The other part of the article I found interesting was how quickly this ritual became a thing of separation, alienation, and domination in the Church. We are so quick to do turn beautiful practices of community and love into ways to express power, hierarchy, separation, and who's at the top of the totem pole. We are so broken. God have mercy.
And, of course, I think we could all use some more kissing. Everyone who reads this can feel free to greet me with a holy kiss whenever they see me. Who wouldn't love this form of community? Sign me up.
2 Comments:
i liked that article. my comment here is a bit off topic -and hopefully won't sound ornery- but was inspired by this post:
i notice that you include 'hierarchy' and 'power' along with 'separaton' and 'who's at the top of the totem pole'. and these all seem to contrast with practices of community and love.
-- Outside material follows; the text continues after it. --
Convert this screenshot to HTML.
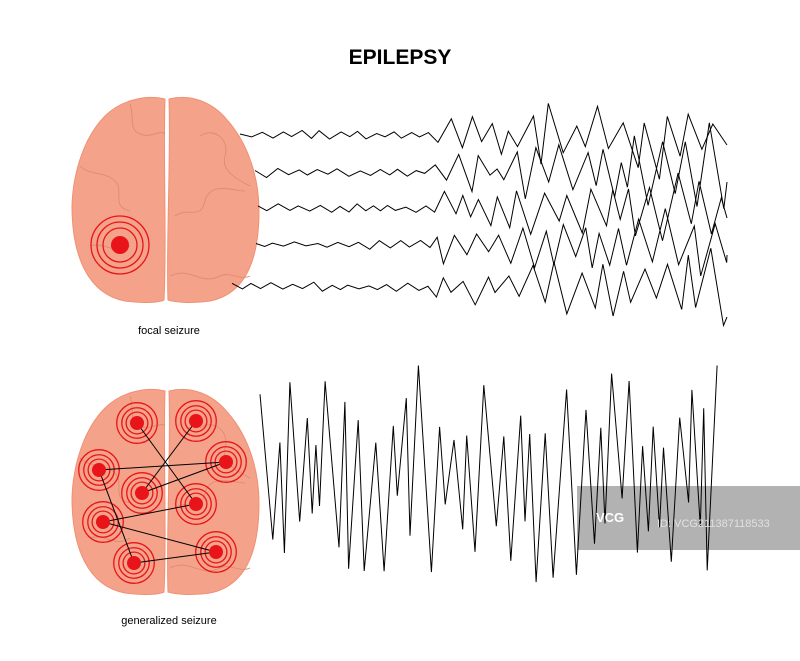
<!DOCTYPE html>
<html><head><meta charset="utf-8"><style>
body{margin:0;background:#fff;width:800px;height:661px;overflow:hidden}
svg{display:block}
text{font-family:"Liberation Sans",sans-serif}
</style></head><body>
<svg id="s" width="800" height="661" viewBox="0 0 800 661">
<text x="400" y="64" text-anchor="middle" font-size="21" font-weight="bold" fill="#000">EPILEPSY</text>
<text x="169" y="334" text-anchor="middle" font-size="11" fill="#000">focal seizure</text>
<text x="169" y="624" text-anchor="middle" font-size="11" fill="#000">generalized seizure</text>
<g id="b1"></g><g id="b2"></g>
<rect x="577" y="486" width="223" height="64" fill="#b2b2b2"/>
<g id="w"></g>
<text x="596" y="522" font-size="13" font-weight="bold" fill="#fff">VCG</text>
<text x="657" y="527" font-size="11" fill="#e0e0e0">ID: VCG211387118533</text>
</svg>
<script>
var NS="http://www.w3.org/2000/svg";
function el(p,t,a){var e=document.createElementNS(NS,t);for(var k in a)e.setAttribute(k,a[k]);p.appendChild(e);return e;}
function brain(g,y0){
 var L="M165,"+(y0+3)+" C145,"+(y0-2)+" 120,"+(y0+5)+" 105,"+(y0+20)+" C85,"+(y0+40)+" 73,"+(y0+75)+" 72,"+(y0+110)+" C72,"+(y0+160)+" 88,"+(y0+198)+" 125,"+(y0+205)+" C145,"+(y0+208)+" 160,"+(y0+206)+" 164,"+(y0+204)+" C167,"+(y0+150)+" 163,"+(y0+60)+" 165,"+(y0+3)+"Z";
 var R="M169,"+(y0+3)+" C190,"+(y0-2)+" 212,"+(y0+5)+" 228,"+(y0+25)+" C250,"+(y0+50)+" 259,"+(y0+85)+" 259,"+(y0+115)+" C259,"+(y0+165)+" 245,"+(y0+198)+" 210,"+(y0+205)+" C190,"+(y0+208)+" 175,"+(y0+206)+" 168,"+(y0+204)+" C166,"+(y0+150)+" 171,"+(y0+60)+" 169,"+(y0+3)+"Z";
 el(g,"path",{d:L,fill:"#f4a38a",stroke:"#f09074","stroke-width":1});
 el(g,"path",{d:R,fill:"#f4a38a",stroke:"#f09074","stroke-width":1});
 var gy=["M130,"+(y0+8)+" c5,15 -2,25 10,30 c10,5 20,-5 25,0","M80,"+(y0+70)+" c10,10 25,5 35,15 c10,10 -5,25 15,30","M200,"+(y0+40)+" c15,-10 30,5 25,20 c-5,15 15,25 25,30","M175,"+(y0+120)+" c15,-10 25,5 30,-15 c5,-20 30,-10 40,-10","M170,"+(y0+180)+" c20,-10 30,10 50,0 c10,-5 20,5 30,0","M90,"+(y0+150)+" c15,-5 25,10 40,0"];
 gy.forEach(function(d){el(g,"path",{d:d,fill:"none",stroke:"#d98a72","stroke-width":0.8});});
}
function target(g,x,y,s){
 [14,10.5,7.5].forEach(function(r){el(g,"circle",{cx:x,cy:y,r:r*s,fill:"none",stroke:"#e8141a","stroke-width":1.3});});
}
var b1=document.getElementById("b1"),b2=document.getElementById("b2");
brain(b1,96);brain(b2,388);
[29,23,17].forEach(function(r){el(b1,"circle",{cx:120,cy:245,r:r,fill:"none",stroke:"#e8141a","stroke-width":1.3});});
el(b1,"circle",{cx:120,cy:245,r:9,fill:"#e8141a"});
var P=[[137,423],[196,421],[226,462],[99,470],[142,493],[196,504],[103,522],[216,552],[134,563]];
P.forEach(function(p){target(b2,p[0],p[1],1.45);});
var E=[[0,5],[1,4],[3,2],[4,2],[6,5],[6,7],[3,8],[8,7]];
E.forEach(function(e){el(b2,"line",{x1:P[e[0]][0],y1:P[e[0]][1],x2:P[e[1]][0],y2:P[e[1]][1],stroke:"#000","stroke-width":1});});
P.forEach(function(p){el(b2,"circle",{cx:p[0],cy:p[1],r:7,fill:"#e8141a"});});
var seed=7;function rnd(){seed=(seed*16807)%2147483647;return seed/2147483647;}
var w=document.getElementById("w");
[[240,135],[255,172],[258,208],[256,245],[232,287]].forEach(function(s,i){
 var pts=[],x=s[0],up=true;
 while(x<727){
  var a,dx;
  if(x<435){a=2+rnd()*4;dx=7+rnd()*5;}
  else if(x<510){a=8+rnd()*16;dx=6+rnd()*8;}
  else {a=15+rnd()*30*(x-450)/280+10;dx=6+rnd()*10;}
  var yy=s[1]+(up?-1:1)*a*(0.3+rnd()*0.7);
  pts.push(x.toFixed(1)+","+yy.toFixed(1));x+=dx;up=!up;
 }
 pts.push("727,"+(s[1]+(i==4?30:10)));
 el(w,"polyline",{points:pts.join(" "),fill:"none",stroke:"#000","stroke-width":1});
});
var pts=[],x=260,up=true;seed=99;
while(x<727){
 var big=rnd()<0.35;var a=big?80+rnd()*30:20+rnd()*60;
 var yy=475+(up?-1:1)*a;
 pts.push(x.toFixed(1)+","+yy.toFixed(1));x+=big?8+rnd()*6:3+rnd()*6;up=!up;
}
el(w,"polyline",{points:pts.join(" "),fill:"none",stroke:"#000","stroke-width":1});
</script>
</body></html>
but do we think that all expression of power or all hierarchy must stand opposed to community and love? if so, does this commit us, as christians, to a rejection of the episcopate? i am not sure what to say about this. at least for many centuries, much of the church has understood hierarchy to be an expression of community and love; to embody a loving community.
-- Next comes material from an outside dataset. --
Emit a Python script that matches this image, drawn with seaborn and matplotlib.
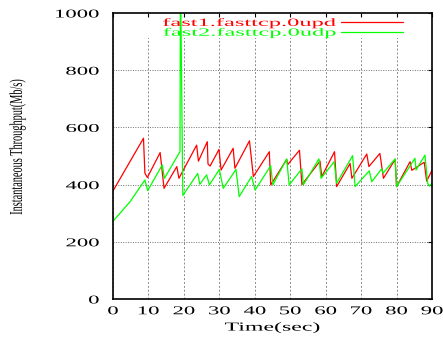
import matplotlib
matplotlib.use("Agg")
import matplotlib.pyplot as plt
import matplotlib.patheffects as pe
from matplotlib.transforms import Affine2D
from matplotlib.patches import Rectangle
import pandas as pd
import seaborn as sns

# Instantaneous throughput of the two flows (time in s, rate in Mb/s)
fast1_time = [0, 8.6, 9.0, 9.7, 13.3, 14.4, 18.0, 18.6, 23.6, 24.1, 26.6, 26.8,
              27.4, 29.9, 30.5, 33.9, 34.4, 38.5, 39.6, 44.1, 44.5, 49.0, 49.3,
              52.6, 53.3, 58.4, 58.9, 62.5, 63.1, 66.9, 67.4, 71.6, 72.2, 75.3,
              76.3, 79.6, 80.0, 83.8, 84.3, 87.8, 88.5, 90.0]
fast1_rate = [378, 562, 440, 425, 512, 387, 463, 422, 538, 482, 550, 472,
              465, 523, 451, 527, 457, 553, 428, 515, 399, 488, 470,
              520, 400, 482, 428, 515, 393, 474, 422, 507, 463, 509,
              422, 488, 393, 480, 450, 478, 412, 450]

fast2_time = [0, 4.8, 9.0, 9.8, 13.9, 14.5, 18.9, 19.0, 19.15, 19.7, 23.9, 24.5,
              26.4, 27.2, 30.0, 31.1, 34.7, 35.6, 39.1, 40.1, 44.5, 45.1, 49.0,
              49.7, 53.3, 53.7, 58.1, 58.7, 62.4, 63.1, 67.6, 68.3, 72.3, 73.0,
              75.8, 76.2, 79.6, 80.0, 85.2, 85.5, 88.0, 88.8, 89.3, 90.0]
fast2_rate = [272, 340, 416, 379, 469, 422, 515, 1000, 1000, 362, 439, 401,
              434, 399, 453, 387, 453, 358, 428, 381, 466, 399, 490,
              399, 455, 399, 490, 422, 480, 405, 501, 393, 448, 410,
              455, 440, 490, 393, 492, 451, 503, 404, 395, 405]

series_names = ["fast1.fasttcp.0upd", "fast2.fasttcp.0udp"]
series_colors = ["#ff0000", "#00ff00"]
x_ticks = list(range(0, 91, 10))
y_ticks = list(range(0, 1001, 200))


class Stretch(pe.AbstractPathEffect):
    """Widen (or narrow) glyphs along the reading direction about an anchor."""

    def __init__(self, sx, anchor=0.5):
        super().__init__()
        self._sx = sx
        self._anchor = anchor

    def draw_path(self, renderer, gc, tpath, affine, rgbFace=None):
        ext = tpath.get_extents()
        x0 = ext.x0 + self._anchor * (ext.x1 - ext.x0)
        widen = Affine2D().translate(-x0, 0).scale(self._sx, 1).translate(x0, 0)
        renderer.draw_path(gc, tpath, widen + affine, rgbFace)


sns.set_theme(style="white")
plt.rcParams["font.family"] = ["Liberation Serif", "DejaVu Serif"]

frames = [
    pd.DataFrame({"Time": fast1_time, "Throughput": fast1_rate, "flow": series_names[0]}),
    pd.DataFrame({"Time": fast2_time, "Throughput": fast2_rate, "flow": series_names[1]}),
]
df = pd.concat(frames, ignore_index=True)

W, H = 443, 339
fig = plt.figure(figsize=(W / 100, H / 100), dpi=100)
fig.patch.set_facecolor("white")
ax = fig.add_axes([113 / W, 1 - 299 / H, 319 / W, 286 / H])
ax.set_facecolor("white")

sns.lineplot(data=df, x="Time", y="Throughput", hue="flow",
             palette=dict(zip(series_names, series_colors)),
             estimator=None, errorbar=None, sort=False, legend=False,
             linewidth=0.9, ax=ax)

ax.set_xlim(0, 90)
ax.set_ylim(0, 1000)
ax.set_xticks(x_ticks)
ax.set_yticks(y_ticks)

ax.set_axisbelow(True)
ax.xaxis.grid(True, color="#8a8a8a", linestyle=(0, (2, 2)), linewidth=0.7)
ax.yaxis.grid(True, color="#707070", linestyle=(0, (1, 1.5)), linewidth=0.7)

for side in ax.spines.values():
    side.set_visible(True)
    side.set_color("black")
    side.set_linewidth(1.2)

ax.tick_params(axis="both", direction="in", length=3, width=0.8,
               top=True, right=True, colors="black", labelsize=8.6)
ax.tick_params(axis="x", pad=4.5)
ax.tick_params(axis="y", pad=10)

for lab in ax.get_xticklabels():
    lab.set_path_effects([Stretch(1.9, 0.5)])
for lab in ax.get_yticklabels():
    lab.set_path_effects([Stretch(1.9, 1.0)])

ax.set_xlabel("Time(sec)", fontsize=8.8, color="black")
ax.xaxis.label.set_path_effects([Stretch(1.95, 0.5)])
ax.xaxis.set_label_coords(0.5, -0.10)
ax.xaxis.label.set_va("center")

ax.set_ylabel("Instantaneous Throughput(Mb/s)", fontsize=13, color="black")
ax.yaxis.label.set_path_effects([Stretch(0.57, 0.5)])
ax.yaxis.set_label_coords(-0.30, 0.53)
ax.yaxis.label.set_va("center")

leg = ax.legend(ax.get_lines()[:2], series_names, loc="upper right",
                bbox_to_anchor=(0.909, 0.982), frameon=False, markerfirst=False,
                handlelength=5.6, handletextpad=0.45, labelspacing=0.0,
                borderpad=0, borderaxespad=0, fontsize=8.0,
                labelcolor="linecolor")
for t in leg.get_texts():
    t.set_path_effects([Stretch(2.2, 1.0)])

# keep the key area free of grid lines
key_clip = Rectangle((0, 0), 1, 0.912, transform=ax.transAxes)
for g in ax.xaxis.get_gridlines() + ax.yaxis.get_gridlines():
    g.set_clip_path(key_clip)

fig.savefig("out.png", dpi=100, facecolor="white")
i'm not saying that this view is the correct one, but i'm a bit wary of a view that wants to throw out all 'hierarchy' in an effort to realize community, and i wonder what the motivation for this is: is the idea that (chirstian) community as such must be egalitarian, or even 'radically' egalitarian? or is the idea just that there are better and worse kinds of hierarchy -e.g. one that allows some to dominate or oppress others, versus one that embodies charity and humility. i guess i'm asking you about ecclesiology. but also i think i'm asking about how you see the kingdom.
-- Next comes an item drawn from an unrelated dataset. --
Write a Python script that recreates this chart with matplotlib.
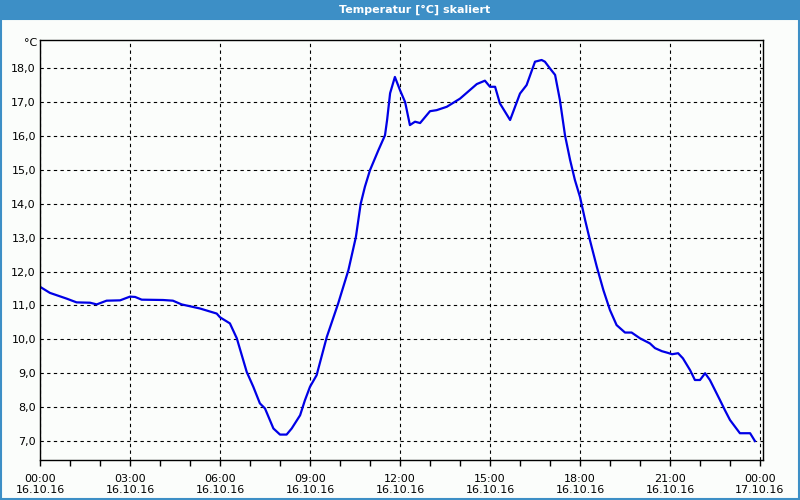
import matplotlib.pyplot as plt
from matplotlib.patches import Rectangle
from matplotlib.ticker import FixedLocator, FuncFormatter

# hours since 16.10.16 00:00 and temperature in degC
hours = [0.0, 0.33, 0.89, 1.22, 1.67, 1.89, 2.22, 2.67, 3.0, 3.17, 3.39, 4.1, 4.43,
         4.72, 5.33, 5.89, 6.0, 6.33, 6.56, 6.89, 7.11, 7.33, 7.5, 7.78, 8.0,
         8.22, 8.39, 8.67, 8.83, 9.0, 9.22, 9.56, 9.94, 10.28, 10.53, 10.69,
         10.83, 11.0, 11.28, 11.5, 11.57, 11.67, 11.83, 12.0, 12.17, 12.33, 12.5,
         12.67, 13.0, 13.22, 13.56, 14.0, 14.56, 14.83, 15.0, 15.17, 15.33, 15.67,
         16.0, 16.22, 16.5, 16.72, 16.83, 17.0, 17.17, 17.33, 17.5, 17.67, 17.83,
         18.0, 18.17, 18.33, 18.56, 18.78, 19.0, 19.22, 19.5, 19.72, 20.0, 20.33,
         20.5, 20.73, 20.93, 21.07, 21.27, 21.43, 21.67, 21.83, 22.0, 22.17, 22.33,
         22.67, 22.83, 23.0, 23.33, 23.67, 23.83]
temps = [11.55, 11.37, 11.2, 11.09, 11.08, 11.03, 11.14, 11.15, 11.26, 11.25,
         11.17, 11.16, 11.14, 11.03, 10.91, 10.76, 10.65, 10.47, 10.03, 9.04,
         8.6, 8.11, 7.96, 7.37, 7.19, 7.19, 7.37, 7.76, 8.2, 8.6, 8.94, 10.07,
         11.06, 12.04, 13.02, 14.0, 14.5, 14.99, 15.58, 16.02, 16.47, 17.26,
         17.74, 17.35, 17.0, 16.32, 16.42, 16.38, 16.73, 16.76, 16.86, 17.1,
         17.53, 17.63, 17.45, 17.45, 16.96, 16.47, 17.25, 17.5, 18.19, 18.24,
         18.19, 17.99, 17.8, 17.06, 16.02, 15.29, 14.7, 14.2, 13.52, 12.93, 12.14,
         11.45, 10.86, 10.42, 10.2, 10.2, 10.03, 9.88, 9.74, 9.65, 9.6, 9.56,
         9.59, 9.44, 9.09, 8.8, 8.8, 9.0, 8.8, 8.2, 7.91, 7.62, 7.23, 7.23, 7.0]

x_labels = ['00:00\n16.10.16', '03:00\n16.10.16', '06:00\n16.10.16',
            '09:00\n16.10.16', '12:00\n16.10.16', '15:00\n16.10.16',
            '18:00\n16.10.16', '21:00\n16.10.16', '00:00\n17.10.16']

bg = '#fbfdfb'
bar_blue = '#3d8fc6'

fig = plt.figure(figsize=(8, 5), dpi=100, facecolor=bg)

# title bar and frame
fig.patches.append(Rectangle((0, 0.96), 1, 0.04, transform=fig.transFigure,
                             facecolor=bar_blue, edgecolor='none', zorder=0))
fig.patches.append(Rectangle((0.0012, 0.002), 0.9975, 0.96, transform=fig.transFigure,
                             facecolor='none', edgecolor=bar_blue, lw=1.5, zorder=0))
fig.text(0.518, 0.98, 'Temperatur [°C] skaliert', color='white', ha='center',
         va='center', fontsize=8, fontweight='bold')

ax = fig.add_axes([0.05, 0.08, 0.90375, 0.84])
ax.set_facecolor(bg)
ax.plot(hours, temps, color='#0000e6', lw=1.6)

ax.set_xlim(0, 24.1)
ax.set_ylim(6.44, 18.83)

ax.xaxis.set_major_locator(FixedLocator(range(0, 25, 3)))
ax.xaxis.set_minor_locator(FixedLocator(range(0, 25)))
ax.set_xticklabels(x_labels)
ax.set_yticks(range(7, 19))
ax.yaxis.set_major_formatter(FuncFormatter(lambda v, p: f'{v:.1f}'.replace('.', ',')))

ax.tick_params(axis='x', which='both', direction='out', length=4, width=1,
               labelsize=8, pad=6)
ax.tick_params(axis='y', length=0, labelsize=8, pad=3)
ax.grid(True, which='major', color='black', linestyle=(0, (3, 3)), lw=0.8)

for s in ax.spines.values():
    s.set_color('black')
    s.set_linewidth(1)

fig.text(0.047, 0.905, '°C', ha='right', va='bottom', fontsize=8)

fig.savefig('out.png', dpi=100, facecolor=bg)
it seems to me that this issue is actually relevant to your petition about the awards, though i'm not sure how exactly to connect the dots. i also have the sense that these questions are closely related to your vision of how the developmentally disabled fit into the realization of the kingdom. am i right in this sense?
Micah, you raise some really important questions. Thank you for your thoughtfulness in responding. And you are right that these issues are of fundamental importance for me in terms of both ecclesiology and in how I see the Kingdom of God. And yes, I agree that it's from the same area of underlying conviction that tells me it is not good for us to see our brothers and sisters as rivals for awards.
you are right in pointing out that it was sloppy for me to lump "power" in itself with things that are opposed to community and love. that is certainly not true. power dynamics exist in every relationship, structure, and organization. and power can be used for good, and to further the gospel and can promote love in a Christian community. Jesus is a good example of one who uses his power to empower those in a society who have no power. and that, most certainly, is a good use of power.
power is not in itself bad. and i appreciate you reminding me of that. i guess the problem is, i see many more examples of people using their power for their own gain, ego, or to dominate others (even just in everyday power dynamics). so i begin to grow wary of structural positions of power, and wonder whether (in our brokenness) we as humans ever really can handle our power and use it for good; because i rarely see that.
as for 'hierarchy', i am more wary of this than of 'power'. i am all for people using their gifts, and think that there need to be people (e.g., pastors, teachers, etc.) who serve a specific function in the body--and perhaps have some kind of leadership role. i guess what i am wanting to preserve is the message of 1 corinthians 12.